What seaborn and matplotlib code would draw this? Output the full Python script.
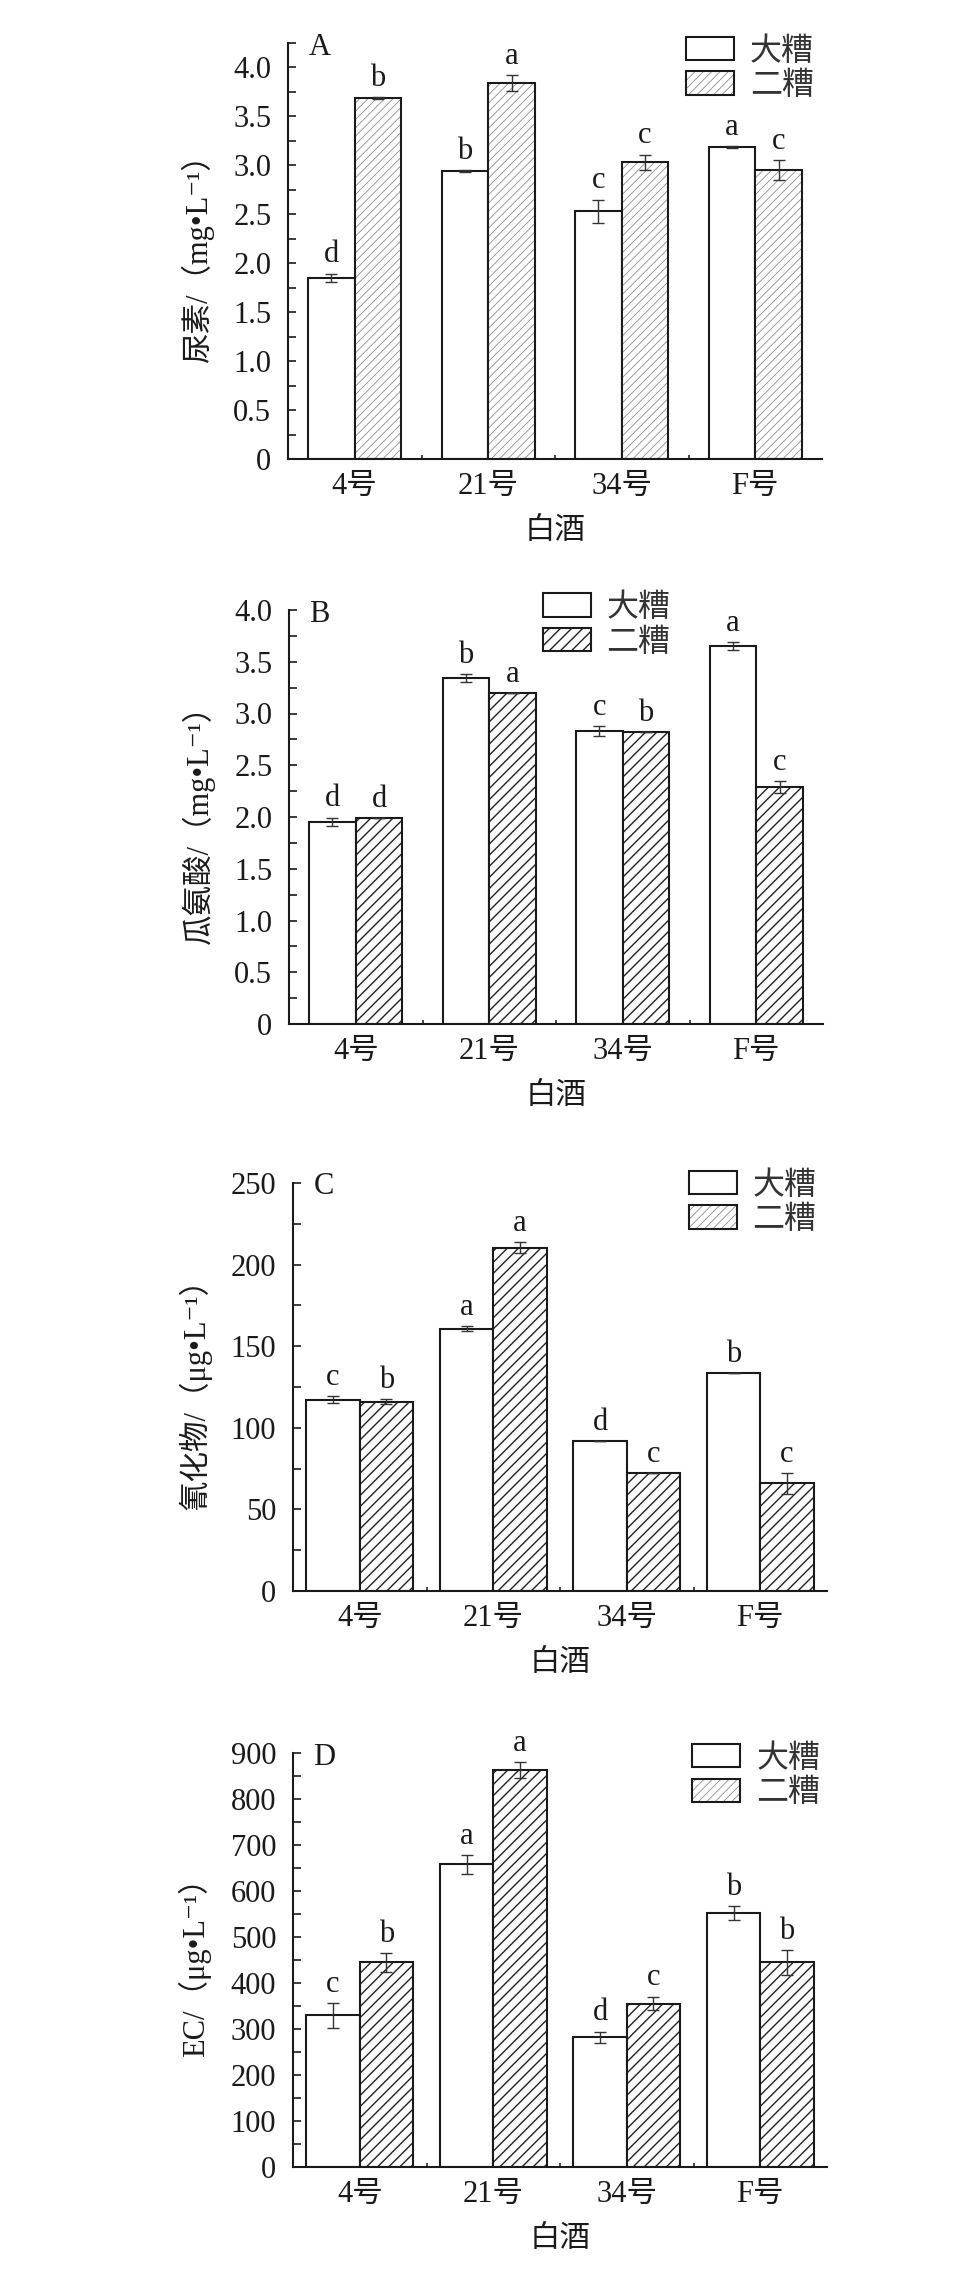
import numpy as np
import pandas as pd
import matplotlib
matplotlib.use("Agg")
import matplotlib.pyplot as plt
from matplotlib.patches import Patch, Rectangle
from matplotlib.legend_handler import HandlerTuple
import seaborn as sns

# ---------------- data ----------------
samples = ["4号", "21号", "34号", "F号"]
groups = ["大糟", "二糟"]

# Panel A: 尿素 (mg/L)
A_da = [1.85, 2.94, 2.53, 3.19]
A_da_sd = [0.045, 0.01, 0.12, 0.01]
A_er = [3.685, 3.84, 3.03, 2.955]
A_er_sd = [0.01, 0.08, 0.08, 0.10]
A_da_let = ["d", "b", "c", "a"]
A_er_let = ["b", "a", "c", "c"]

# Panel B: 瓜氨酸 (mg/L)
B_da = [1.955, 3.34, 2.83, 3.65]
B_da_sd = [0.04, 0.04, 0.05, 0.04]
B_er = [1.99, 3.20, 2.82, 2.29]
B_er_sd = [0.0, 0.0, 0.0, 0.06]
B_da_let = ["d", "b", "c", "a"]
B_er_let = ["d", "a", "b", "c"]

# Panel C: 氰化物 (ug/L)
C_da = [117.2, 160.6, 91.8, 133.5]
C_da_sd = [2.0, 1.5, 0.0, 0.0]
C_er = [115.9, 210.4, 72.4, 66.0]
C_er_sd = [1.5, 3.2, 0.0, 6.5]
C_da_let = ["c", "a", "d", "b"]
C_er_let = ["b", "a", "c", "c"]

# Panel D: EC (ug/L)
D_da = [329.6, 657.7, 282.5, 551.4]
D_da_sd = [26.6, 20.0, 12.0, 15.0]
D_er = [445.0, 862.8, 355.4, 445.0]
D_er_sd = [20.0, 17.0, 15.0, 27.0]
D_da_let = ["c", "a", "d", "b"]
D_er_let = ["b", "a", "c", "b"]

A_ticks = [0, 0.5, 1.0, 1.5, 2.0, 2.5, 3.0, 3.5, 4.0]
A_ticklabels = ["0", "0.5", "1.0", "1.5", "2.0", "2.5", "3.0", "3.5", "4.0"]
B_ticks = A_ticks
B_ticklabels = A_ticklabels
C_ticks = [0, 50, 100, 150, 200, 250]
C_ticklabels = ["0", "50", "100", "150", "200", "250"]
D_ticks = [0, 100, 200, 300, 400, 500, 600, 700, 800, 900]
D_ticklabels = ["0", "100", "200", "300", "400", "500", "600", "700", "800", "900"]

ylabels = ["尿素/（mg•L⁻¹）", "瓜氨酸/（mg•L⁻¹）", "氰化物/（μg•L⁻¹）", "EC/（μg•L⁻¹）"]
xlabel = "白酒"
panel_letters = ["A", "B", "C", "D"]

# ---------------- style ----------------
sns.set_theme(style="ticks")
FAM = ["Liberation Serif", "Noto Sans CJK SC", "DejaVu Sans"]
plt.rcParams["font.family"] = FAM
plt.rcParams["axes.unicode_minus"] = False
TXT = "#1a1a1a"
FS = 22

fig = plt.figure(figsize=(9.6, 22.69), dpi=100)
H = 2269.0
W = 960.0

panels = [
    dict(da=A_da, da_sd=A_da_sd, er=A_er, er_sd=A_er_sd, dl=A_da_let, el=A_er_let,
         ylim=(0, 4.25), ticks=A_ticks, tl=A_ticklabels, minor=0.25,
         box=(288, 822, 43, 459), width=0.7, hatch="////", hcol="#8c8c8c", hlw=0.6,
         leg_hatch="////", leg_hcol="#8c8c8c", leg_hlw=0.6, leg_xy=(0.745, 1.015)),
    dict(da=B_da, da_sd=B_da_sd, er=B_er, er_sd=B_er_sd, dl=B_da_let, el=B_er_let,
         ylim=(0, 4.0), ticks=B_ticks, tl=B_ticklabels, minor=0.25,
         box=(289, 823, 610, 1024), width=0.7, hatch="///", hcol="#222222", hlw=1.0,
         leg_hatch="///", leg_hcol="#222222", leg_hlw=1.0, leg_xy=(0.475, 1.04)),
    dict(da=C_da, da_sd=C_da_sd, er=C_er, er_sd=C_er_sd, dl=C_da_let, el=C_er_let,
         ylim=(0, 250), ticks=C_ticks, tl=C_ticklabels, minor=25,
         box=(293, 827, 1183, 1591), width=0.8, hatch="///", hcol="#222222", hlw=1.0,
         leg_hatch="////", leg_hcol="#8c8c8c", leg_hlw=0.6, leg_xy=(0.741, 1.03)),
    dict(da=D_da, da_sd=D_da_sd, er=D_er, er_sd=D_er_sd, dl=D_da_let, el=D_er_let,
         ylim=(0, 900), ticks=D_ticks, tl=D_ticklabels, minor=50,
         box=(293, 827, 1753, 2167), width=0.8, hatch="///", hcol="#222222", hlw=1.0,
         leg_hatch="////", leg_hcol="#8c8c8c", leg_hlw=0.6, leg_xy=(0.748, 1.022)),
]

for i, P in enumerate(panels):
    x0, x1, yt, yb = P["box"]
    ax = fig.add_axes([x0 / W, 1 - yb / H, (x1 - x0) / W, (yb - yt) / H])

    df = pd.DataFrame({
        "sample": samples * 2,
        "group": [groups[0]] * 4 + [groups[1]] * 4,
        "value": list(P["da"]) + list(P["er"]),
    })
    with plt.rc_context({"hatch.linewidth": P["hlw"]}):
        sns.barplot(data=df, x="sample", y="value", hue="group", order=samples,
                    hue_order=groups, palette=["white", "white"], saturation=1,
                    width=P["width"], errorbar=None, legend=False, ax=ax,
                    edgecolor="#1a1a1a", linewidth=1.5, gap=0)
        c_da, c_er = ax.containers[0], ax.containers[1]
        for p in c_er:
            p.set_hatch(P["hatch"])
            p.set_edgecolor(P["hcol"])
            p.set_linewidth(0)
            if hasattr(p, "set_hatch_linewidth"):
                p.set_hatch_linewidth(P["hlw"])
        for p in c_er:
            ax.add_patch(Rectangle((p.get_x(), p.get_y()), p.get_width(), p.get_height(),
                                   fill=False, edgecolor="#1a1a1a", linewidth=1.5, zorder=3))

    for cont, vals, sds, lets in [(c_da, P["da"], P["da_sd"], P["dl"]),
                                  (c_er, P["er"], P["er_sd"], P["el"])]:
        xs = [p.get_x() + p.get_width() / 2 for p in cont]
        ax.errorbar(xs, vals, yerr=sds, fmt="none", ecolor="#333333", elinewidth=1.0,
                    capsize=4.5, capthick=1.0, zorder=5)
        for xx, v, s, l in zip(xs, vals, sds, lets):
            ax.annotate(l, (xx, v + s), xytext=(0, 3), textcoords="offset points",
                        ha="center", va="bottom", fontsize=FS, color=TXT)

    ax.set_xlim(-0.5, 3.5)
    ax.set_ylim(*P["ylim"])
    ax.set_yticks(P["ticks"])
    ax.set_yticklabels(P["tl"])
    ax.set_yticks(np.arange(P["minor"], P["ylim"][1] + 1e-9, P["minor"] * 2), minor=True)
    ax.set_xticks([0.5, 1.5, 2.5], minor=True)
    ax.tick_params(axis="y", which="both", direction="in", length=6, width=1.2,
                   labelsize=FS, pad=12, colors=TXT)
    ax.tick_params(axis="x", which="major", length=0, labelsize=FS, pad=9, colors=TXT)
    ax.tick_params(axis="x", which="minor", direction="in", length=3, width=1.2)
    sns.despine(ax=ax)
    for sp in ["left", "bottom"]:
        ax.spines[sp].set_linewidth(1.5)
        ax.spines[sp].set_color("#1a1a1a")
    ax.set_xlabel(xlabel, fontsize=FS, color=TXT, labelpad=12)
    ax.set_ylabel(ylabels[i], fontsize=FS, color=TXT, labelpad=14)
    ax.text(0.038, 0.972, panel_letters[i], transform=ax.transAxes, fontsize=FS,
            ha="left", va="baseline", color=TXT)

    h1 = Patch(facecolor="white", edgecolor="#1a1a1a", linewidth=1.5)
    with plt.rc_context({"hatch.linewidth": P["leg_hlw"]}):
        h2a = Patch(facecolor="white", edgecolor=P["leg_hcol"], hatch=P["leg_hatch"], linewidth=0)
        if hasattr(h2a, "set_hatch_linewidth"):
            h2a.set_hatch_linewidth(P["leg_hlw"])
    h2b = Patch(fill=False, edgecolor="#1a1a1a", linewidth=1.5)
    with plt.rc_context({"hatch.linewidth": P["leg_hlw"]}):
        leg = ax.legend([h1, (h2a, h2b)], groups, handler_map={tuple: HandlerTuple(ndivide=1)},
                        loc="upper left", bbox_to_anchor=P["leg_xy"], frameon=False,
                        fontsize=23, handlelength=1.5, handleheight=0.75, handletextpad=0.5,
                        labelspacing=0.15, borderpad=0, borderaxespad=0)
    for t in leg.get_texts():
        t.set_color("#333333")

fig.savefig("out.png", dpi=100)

▶ _Job_
Pick out and copy every line that contains the word "matplotlib".

▶ _The completed task_
What seaborn and matplotlib code would draw this? Output the full Python script.
import matplotlib
matplotlib.use("Agg")
import matplotlib.pyplot as plt
from matplotlib.patches import Patch, Rectangle
from matplotlib.legend_handler import HandlerTuple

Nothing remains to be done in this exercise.